Moving all of your stuff into a motorhome seems like a simple exercise, right? And what you can’t carry in the motorhome, you put on a trailer and tow behind the motorhome…? Uh, NO.
Lessons learned so far:
1. RVs are designed to be used for a few days or few weeks. There is NO WAY you’ll have enough storage to carry around everything you need. Blankets and bedding will fill a couple of large cabinets. Even more will be taken for clothes, coats, shoes and other gear. If you’re packing for a weekend getaway, it’s good. If you’re going to LIVE in it, for REAL? No, never enough room, no matter what you do.
2. Food storage and refrigeration in any RV is minimal. Again, enough for a short time, but NO way you’ll have enough room for any serious preps. With a family of four, we’re having to make a grocery run every 3-4 days.
3. No matter how carefully you check out your RV, you will run into problems exactly like you would on a house, but they happen with *greater* frequency than you will see in a house, because you have everyone using the same shower, or toilet or whatever. The other RV people I’ve met have told me it takes 1-2 YEARS to work all the kinks out a new unit, even when under warranty!
4. Don’t think you can simply hook up a trailer to haul your extra gear/supplies/fuel behind your RV. Motorhomes are bloody HEAVY, and they’re always close to their maximum weight capabilities (with full water tank, personal goodies, etc.) that there is little margin for adding on a substantial trailer. To put it in perspective, I’d like to tow my car behind my rig, but the car weighs 4000 pounds, a car trailer 2800 pounds, and I have only 5000 available. I’d LIKE to tow a 10,000# trailer with my car AND fuel, but that’s just not possible.
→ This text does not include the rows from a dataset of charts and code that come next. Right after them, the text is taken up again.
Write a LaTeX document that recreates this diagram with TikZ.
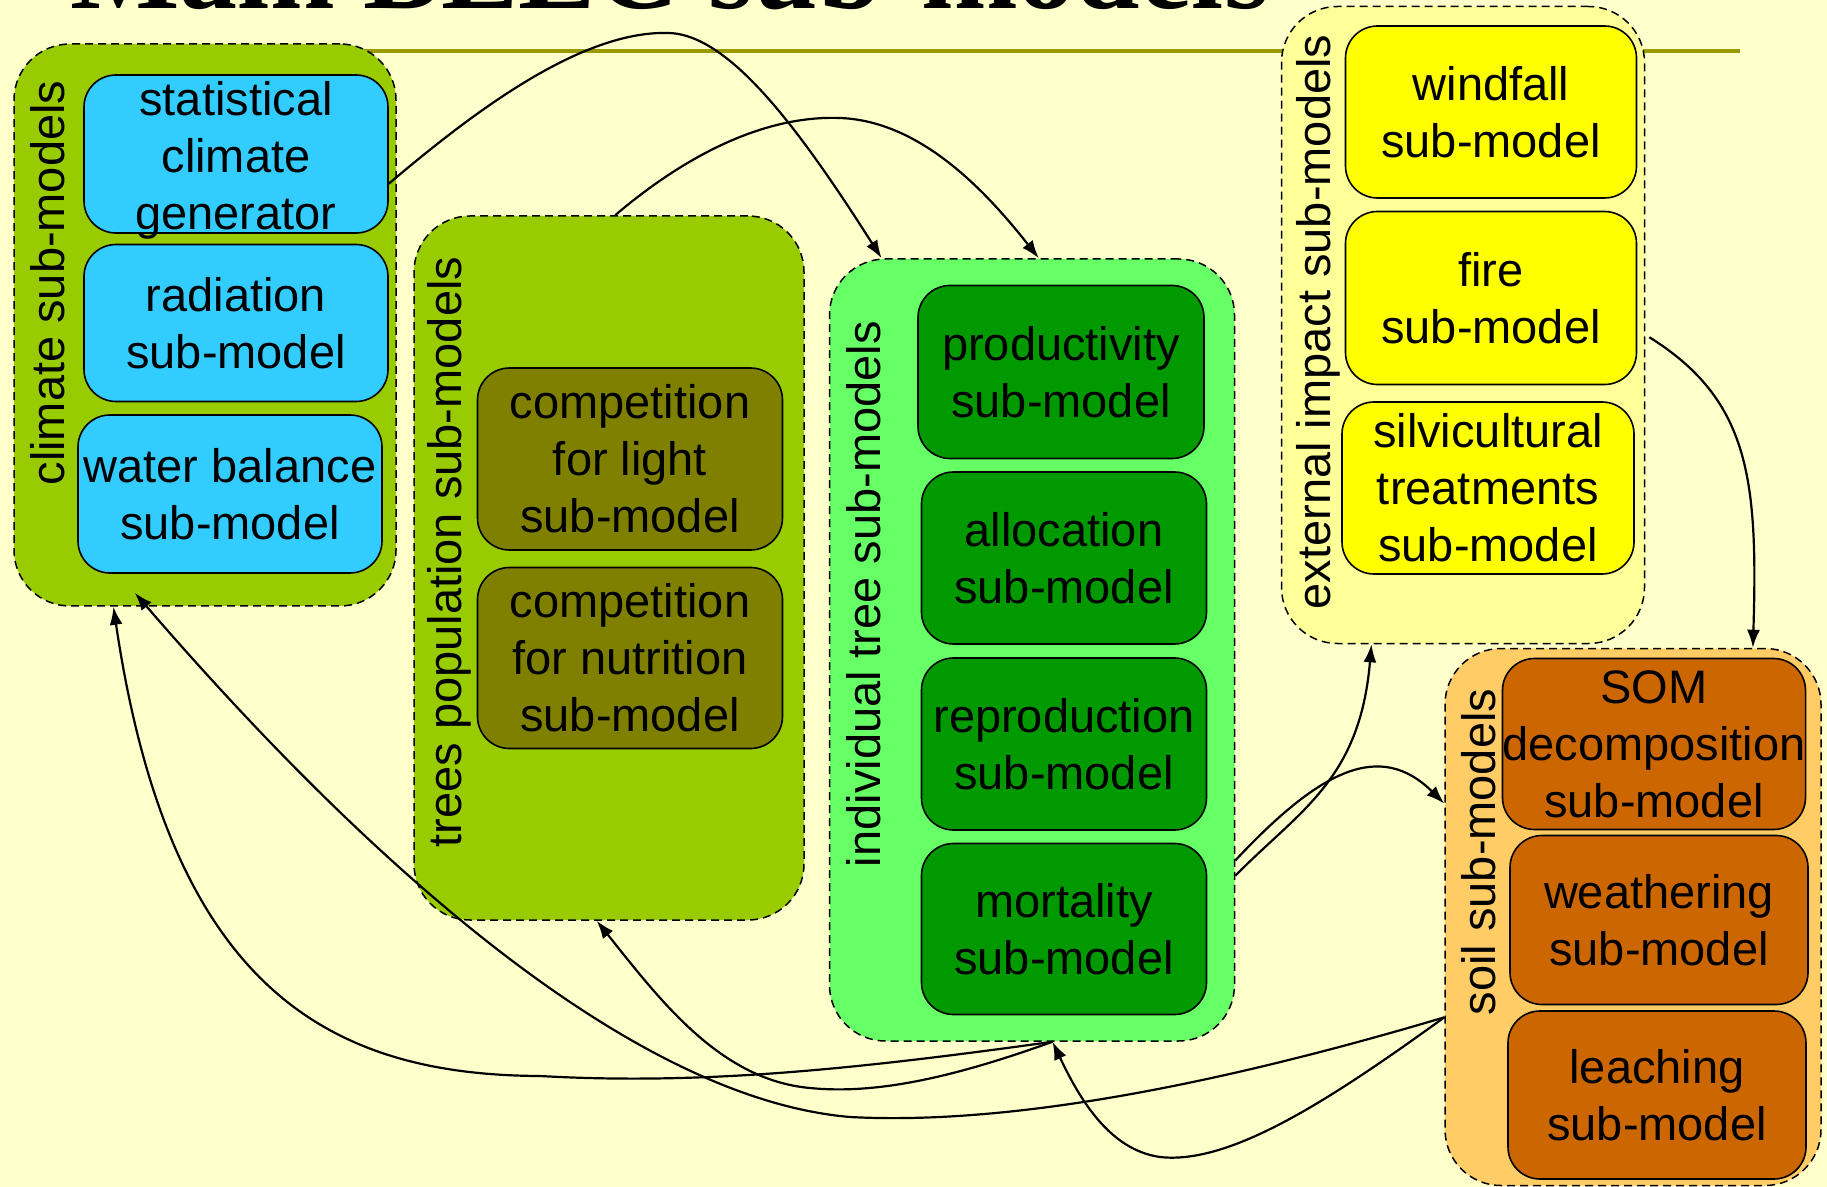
\documentclass[tikz,border=0pt]{standalone}
\usepackage{fontspec}
\setmainfont{Liberation Sans}
\newfontfamily\titlefont{Liberation Serif}
\usetikzlibrary{arrows.meta}
\definecolor{paper}{HTML}{FFFFCC}
\definecolor{rulec}{HTML}{999900}
\definecolor{grass}{HTML}{99CC00}
\definecolor{sky}{HTML}{33CCFF}
\definecolor{oliveb}{HTML}{808000}
\definecolor{treeg}{HTML}{66FF66}
\definecolor{forest}{HTML}{009900}
\definecolor{pale}{HTML}{FFFF99}
\definecolor{yell}{HTML}{FFFF00}
\definecolor{sand}{HTML}{FFCC66}
\definecolor{rust}{HTML}{CC6600}
\newcommand{\modfont}{\fontsize{23.5}{28.5}\selectfont}

\begin{document}
\begin{tikzpicture}[x=0.5pt,y=-0.5pt,>={Latex[length=9pt,width=6.5pt]},grp/.style={draw=black,line width=0.75pt,dash pattern=on 4pt off 2.5pt,rounded corners=28pt,inner sep=0pt},box/.style={draw=black,line width=0.8pt,rounded corners=16pt,inner sep=0pt,align=center,font=\modfont},lbl/.style={rotate=90,inner sep=0pt,font=\modfont},link/.style={->,line width=1.1pt}]
\useasboundingbox (0,0) rectangle (1827,1187);
\fill[paper] (0,0) rectangle (1827,1187);

\node[anchor=base west,inner sep=0pt,font=\titlefont\bfseries\fontsize{58}{60}\selectfont] (title) at (70,9) {Main BEEC sub-models};
\draw[rulec,line width=2pt] (60,51) -- (1740,51);

\node[grp,fill=grass,minimum width=191pt,minimum height=281pt] (climate) at (205,325) {};
\node[lbl] (climateL) at (48,283) {climate sub-models};
\node[box,fill=sky,minimum width=152pt,minimum height=79pt] (scg) at (236,154) {};
\node[align=center,font=\modfont,inner sep=0pt] (scgT) at (236,160) {statistical\\climate\\generator};
\node[box,fill=sky,minimum width=152pt,minimum height=78.5pt] (rad) at (236,323) {radiation\\sub-model};
\node[box,fill=sky,minimum width=152pt,minimum height=79pt] (water) at (230,494) {water balance\\sub-model};

\node[grp,fill=grass,minimum width=195pt,minimum height=352pt] (trees) at (609,568) {};
\node[lbl] (treesL) at (449,552) {trees population sub-models};
\node[box,fill=oliveb,minimum width=152.5pt,minimum height=91pt] (light) at (630,459) {competition\\for light\\sub-model};
\node[box,fill=oliveb,minimum width=152.5pt,minimum height=90.5pt] (nutr) at (630,658) {competition\\for nutrition\\sub-model};

\node[grp,fill=treeg,minimum width=202.5pt,minimum height=391pt] (indiv) at (1032,650) {};
\node[lbl] (indivL) at (864,594) {individual tree sub-models};
\node[box,fill=forest,minimum width=143pt,minimum height=86.5pt] (prod) at (1061,372) {productivity\\sub-model};
\node[box,fill=forest,minimum width=142.5pt,minimum height=86pt] (alloc) at (1064,558) {allocation\\sub-model};
\node[box,fill=forest,minimum width=142.5pt,minimum height=86pt] (repro) at (1064,744) {reproduction\\sub-model};
\node[box,fill=forest,minimum width=142.5pt,minimum height=85.5pt] (mort) at (1064,929) {mortality\\sub-model};

\node[grp,fill=pale,minimum width=181.5pt,minimum height=318.5pt] (ext) at (1463,325) {};
\node[lbl] (extL) at (1318,322) {external impact sub-models};
\node[box,fill=yell,minimum width=145.5pt,minimum height=86pt] (wind) at (1491,112) {windfall\\sub-model};
\node[box,fill=yell,minimum width=145.5pt,minimum height=86.5pt] (fire) at (1491,298) {fire\\sub-model};
\node[box,fill=yell,minimum width=146pt,minimum height=86pt] (silv) at (1488,488) {silvicultural\\treatments\\sub-model};

\node[grp,fill=sand,minimum width=188pt,minimum height=268.5pt] (soil) at (1633,917) {};
\node[lbl] (soilL) at (1479,852) {soil sub-models};
\node[box,fill=rust,minimum width=150pt,minimum height=85.5pt] (som) at (1654,744) {SOM\\decomposition\\sub-model};
\node[box,fill=rust,minimum width=149pt,minimum height=84.5pt] (weath) at (1659,920) {weathering\\sub-model};
\node[box,fill=rust,minimum width=149pt,minimum height=84pt] (leach) at (1657,1095) {leaching\\sub-model};

\draw[link] (scg.-11) .. controls (470,115) and (580,30) .. (669,33) .. controls (730,35) and (800,130) .. (indiv.111);
\draw[link] (trees.89) .. controls (680,160) and (760,115) .. (840,118) .. controls (920,121) and (985,190) .. (indiv.89);
\draw[link] ([xshift=6pt]fire.-15) .. controls (1750,400) and (1758,480) .. (soil.66);
\draw[link] (indiv.-48) .. controls (1300,810) and (1360,780) .. (ext.-106);
\draw[link] (indiv.-46) .. controls (1320,770) and (1380,740) .. (soil.149);
\draw[link] (soil.208) .. controls (1330,1100) and (1230,1165) .. (1160,1157) .. controls (1110,1150) and (1080,1100) .. (indiv.-87);
\draw[link] (indiv.-87) .. controls (850,1070) and (700,1085) .. (540,1076) .. controls (330,1075) and (170,990) .. (climate.-108);
\draw[link] (soil.208) .. controls (1200,1090) and (1000,1125) .. (850,1117) .. controls (650,1100) and (400,900) .. ([yshift=7pt]climate.-104);
\draw[link] (indiv.-87) .. controls (960,1075) and (880,1095) .. (810,1088) .. controls (720,1080) and (660,1000) .. (trees.-92);
\end{tikzpicture}
\end{document}
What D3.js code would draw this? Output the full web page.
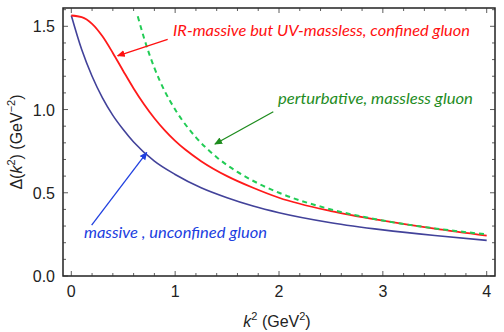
<!DOCTYPE html>
<html>
<head>
<meta charset="utf-8">
<script src="https://cdn.jsdelivr.net/npm/d3@7"></script>
<style>
  body { margin: 0; background: #fff; }
  svg text { font-family: "Liberation Sans", Arial, sans-serif; }
</style>
</head>
<body>
<svg id="chart" width="504" height="332"></svg>
<script>
// k^2 (GeV^2) sample points and Delta(k^2) (GeV^-2)
const kBlue = [0, 0.1, 0.2, 0.3, 0.4, 0.5, 0.6, 0.8, 1.0, 1.25, 1.5, 1.75, 2.0, 2.5, 3.0, 3.5, 4.0];
const deltaBlue = [1.565, 1.36, 1.2, 1.07, 0.965, 0.88, 0.805, 0.69, 0.61, 0.53, 0.47, 0.42, 0.38, 0.32, 0.277, 0.243, 0.214];

const kRed = [0, 0.1, 0.2, 0.3, 0.4, 0.5, 0.6, 0.7, 0.8, 0.9, 1.0, 1.1, 1.25, 1.5, 1.75, 2.0, 2.5, 3.0, 3.5, 4.0];
const deltaRed = [1.565, 1.555, 1.515, 1.44, 1.34, 1.232, 1.127, 1.032, 0.948, 0.875, 0.812, 0.758, 0.69, 0.6, 0.53, 0.47, 0.39, 0.333, 0.285, 0.243];

const kGreen = [0.64, 0.7, 0.8, 0.9, 1.0, 1.2, 1.4, 1.6, 1.8, 2.0, 2.5, 3.0, 3.5, 4.0];
const deltaGreen = [1.56, 1.43, 1.25, 1.11, 1.0, 0.833, 0.714, 0.625, 0.556, 0.5, 0.4, 0.333, 0.286, 0.25];

const xTicks = [0, 1, 2, 3, 4];
const yTicks = [0, 0.5, 1.0, 1.5];

const labels = [
  { text: 'IR-massive but UV-massless, confined gluon', k: 0.979, d: 1.441, color: '#ff1010', len: 297,
    from: [0.928, 1.422], to: [0.447, 1.323] },
  { text: 'perturbative, massless gluon', k: 1.99, d: 1.033, color: '#1e8c1e', len: 195,
    from: [1.945, 0.987], to: [1.384, 0.793] },
  { text: 'massive , unconfined gluon', k: 0.122, d: 0.228, color: '#2040e0', len: 183,
    from: [0.196, 0.306], to: [0.726, 0.741] }
];

function drawChart() {
  const svg = d3.select('svg#chart');
  const left = 63, right = 495, top = 8, bottom = 276;

  const x = d3.scaleLinear().domain([-0.08, 4.08]).range([left, right]);
  const y = d3.scaleLinear().domain([0, 1.61]).range([bottom, top]);

  svg.append('defs').append('clipPath').attr('id', 'plotclip')
    .append('rect')
    .attr('x', left).attr('y', top)
    .attr('width', right - left).attr('height', bottom - top);

  const line = d3.line()
    .x((d) => x(d[0]))
    .y((d) => y(d[1]))
    .curve(d3.curveMonotoneX);

  const plot = svg.append('g').attr('clip-path', 'url(#plotclip)');

  plot.append('path')
    .datum(d3.zip(kBlue, deltaBlue))
    .attr('fill', 'none')
    .attr('stroke', '#42429a')
    .attr('stroke-width', 1.6)
    .attr('d', line);

  plot.append('path')
    .datum(d3.zip(kRed, deltaRed))
    .attr('fill', 'none')
    .attr('stroke', '#ff1a1a')
    .attr('stroke-width', 1.8)
    .attr('d', line);

  plot.append('path')
    .datum(d3.zip(kGreen, deltaGreen))
    .attr('fill', 'none')
    .attr('stroke', '#22cc55')
    .attr('stroke-width', 2)
    .attr('stroke-dasharray', '5,4')
    .attr('d', line);

  // frame with inward ticks on all sides
  svg.append('rect')
    .attr('x', left).attr('y', top)
    .attr('width', right - left).attr('height', bottom - top)
    .attr('fill', 'none')
    .attr('stroke', '#222')
    .attr('stroke-width', 1.5);

  const minorX = d3.range(0, 4.01, 0.2);
  const minorY = d3.range(0, 1.61, 0.1);

  const tickG = svg.append('g').attr('stroke', '#333').attr('stroke-width', 0.8);
  minorX.forEach((v) => {
    const major = xTicks.some((t) => Math.abs(t - v) < 1e-6);
    const len = major ? 5 : 3;
    tickG.append('line').attr('x1', x(v)).attr('x2', x(v)).attr('y1', bottom).attr('y2', bottom - len);
    tickG.append('line').attr('x1', x(v)).attr('x2', x(v)).attr('y1', top).attr('y2', top + len);
  });
  minorY.forEach((v) => {
    const major = yTicks.some((t) => Math.abs(t - v) < 1e-6);
    const len = major ? 5 : 3;
    tickG.append('line').attr('x1', left).attr('x2', left + len).attr('y1', y(v)).attr('y2', y(v));
    tickG.append('line').attr('x1', right).attr('x2', right - len).attr('y1', y(v)).attr('y2', y(v));
  });

  svg.append('g').selectAll('text.xt').data(xTicks).enter()
    .append('text')
    .attr('class', 'xt')
    .attr('x', (d) => x(d))
    .attr('y', 297)
    .attr('text-anchor', 'middle')
    .attr('font-size', '16px')
    .attr('fill', '#222')
    .text((d) => d);

  svg.append('g').selectAll('text.yt').data(yTicks).enter()
    .append('text')
    .attr('class', 'yt')
    .attr('x', 55)
    .attr('y', (d) => y(d) + 6)
    .attr('text-anchor', 'end')
    .attr('font-size', '16px')
    .attr('fill', '#222')
    .text((d) => d.toFixed(1));

  // axis titles
  const xt = svg.append('text')
    .attr('x', 277).attr('y', 327)
    .attr('text-anchor', 'middle')
    .attr('font-size', '16px')
    .attr('fill', '#222');
  xt.append('tspan').attr('font-style', 'italic').text('k');
  xt.append('tspan').attr('font-size', '11px').attr('dy', -7).text('2');
  xt.append('tspan').attr('dy', 7).text(' (GeV');
  xt.append('tspan').attr('font-size', '11px').attr('dy', -7).text('2');
  xt.append('tspan').attr('dy', 7).text(')');

  const yt = svg.append('text')
    .attr('transform', 'translate(22,142) rotate(-90)')
    .attr('text-anchor', 'middle')
    .attr('font-size', '16px')
    .attr('fill', '#222');
  yt.append('tspan').text('\u0394(');
  yt.append('tspan').attr('font-style', 'italic').text('k');
  yt.append('tspan').attr('font-size', '11px').attr('dy', -7).text('2');
  yt.append('tspan').attr('dy', 7).text(') (GeV');
  yt.append('tspan').attr('font-size', '11px').attr('dy', -7).text('\u22122');
  yt.append('tspan').attr('dy', 7).text(')');

  // annotations with arrows
  const defs = svg.select('defs');
  labels.forEach((l, i) => {
    defs.append('marker')
      .attr('id', 'arrow' + i)
      .attr('viewBox', '0 -4 8 8')
      .attr('refX', 7).attr('refY', 0)
      .attr('markerWidth', 8).attr('markerHeight', 8)
      .attr('markerUnits', 'userSpaceOnUse')
      .attr('orient', 'auto')
      .append('path')
      .attr('d', 'M0,-3.5L8,0L0,3.5Z')
      .attr('fill', l.color);

    svg.append('line')
      .attr('x1', x(l.from[0])).attr('y1', y(l.from[1]))
      .attr('x2', x(l.to[0])).attr('y2', y(l.to[1]))
      .attr('stroke', l.color)
      .attr('stroke-width', 1.3)
      .attr('marker-end', `url(#arrow${i})`);

    svg.append('text')
      .attr('x', x(l.k)).attr('y', y(l.d))
      .attr('font-size', '15px')
      .attr('font-style', 'italic')
      .style('font-family', 'Lato, "Open Sans", sans-serif')
      .attr('fill', l.color)
      .attr('textLength', l.len)
      .attr('lengthAdjust', 'spacingAndGlyphs')
      .text(l.text);
  });
}

window.addEventListener('load', drawChart);
</script>
</body>
</html>
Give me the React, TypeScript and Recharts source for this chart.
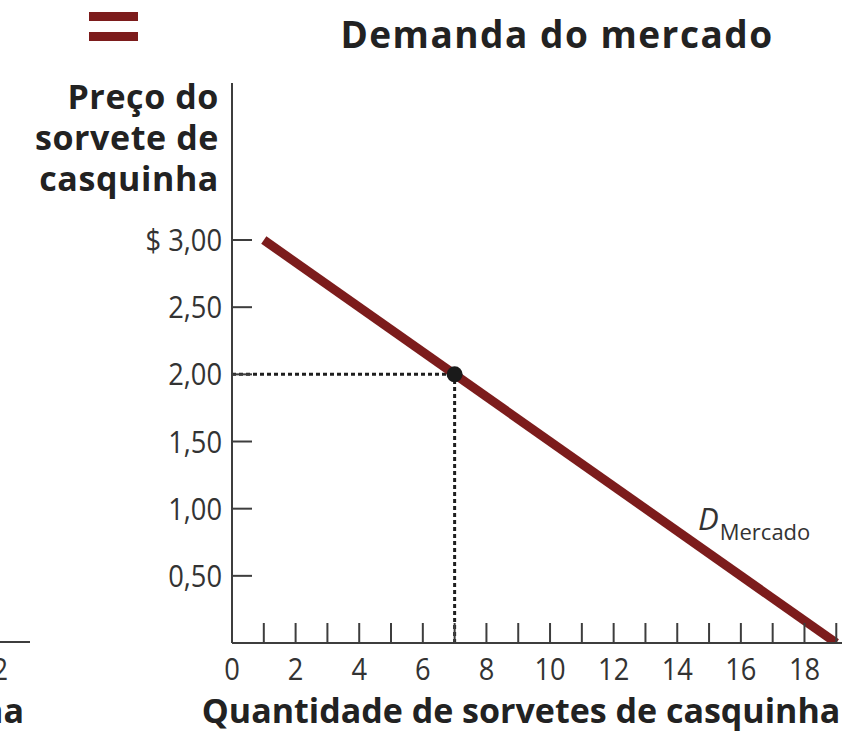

5. Having 100 gallons worth of fresh water and fuel can go a long way, if you’re very careful. The water can be stretched out at least 2-3 weeks, maybe more depending on how strict you are on consumption. Average fuel consumption is 10 MPG, if we stay at 50-55 MPH. Going up to an average speed of 60, will increase fuel consumption to 9.2 MPG. The price of driving something with all the aerodynamic properties of a brick.